New routine for the stride of 0 for C in CLBlastSgemmStridedBatched() is need

[TaihuLight]

#346
However, the stride of 0 for C in CLBlastSgemmStridedBatched() is also useful in deep learning applicaiton such as the implementations of the backfoward of convolution layer. It can be implemented with two steps:
(1) use CLBlastSgemmStridedBatched() to compute batched matrices C;
(2) add a new routine (e.g., named StridedBatchedAddMatrix) to compute the sum of each batch of the computed matrix C in Step (1).
Thus, the new routine (e.g., named StridedBatchedAddMatrix) for adding all batched matrices with element-wised to reducing the results of CLBlastSgemmStridedBatched(). That is, the new routine is used to compute the sum of batched matrices as following:

for(int i=0; i< batch_count; i++){
SUM = SUM + β* ( C + i * c_stride ) 
} 

where c_stride is the stride between two batches of the C matrix, and batched C matrices is computed with CLBlastSgemmStridedBatched(). For instance,

Therefore, the new routine for adding matrices is similar with the routine xAXPYStridedBATCHED: StridedBatched version of AXPY for adding vectors.

[CNugteren]

Sorry for my late reply.

I don't think 'batched' is the right wording here. That is typically used to indicate an operation that is repeated multiple times but on independent data. In your case the SUM variable is shared, right? So the iterations of the 'batched' loop are not actually independent of each other.

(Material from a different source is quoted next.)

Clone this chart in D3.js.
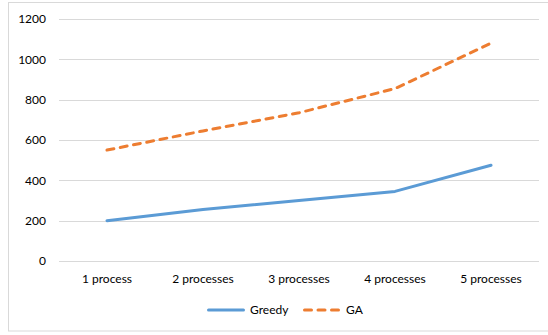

I think what you are looking for is perhaps something like the XSUM routine from CLBlast, but than from 3D (batches of 2D matrices) to 2D (a single 2D matrix) rather than 1D (a vector) to 0D (a scalar). Perhaps if you see your 2D matrices as a flat vector and you re-organize your data, something like in #349 could fit your need?

[CNugteren]

Could you have a look at the latest reply in #349 regarding a solution with GEMV? i think this solves your issue as well, since you can just use GEMV, set the x vector to all 1's equal in size to the amount of values you want to sum, and use the other dimension (either m or n depending on how the data is currently layed-out in memory) as the size of the matrix. For example, set a_transposed = true, m = num_batches (the number of sums you want to do), and n = height_of_C * width_of_C (the matrix C flattened).

Could you let me know if this works for you?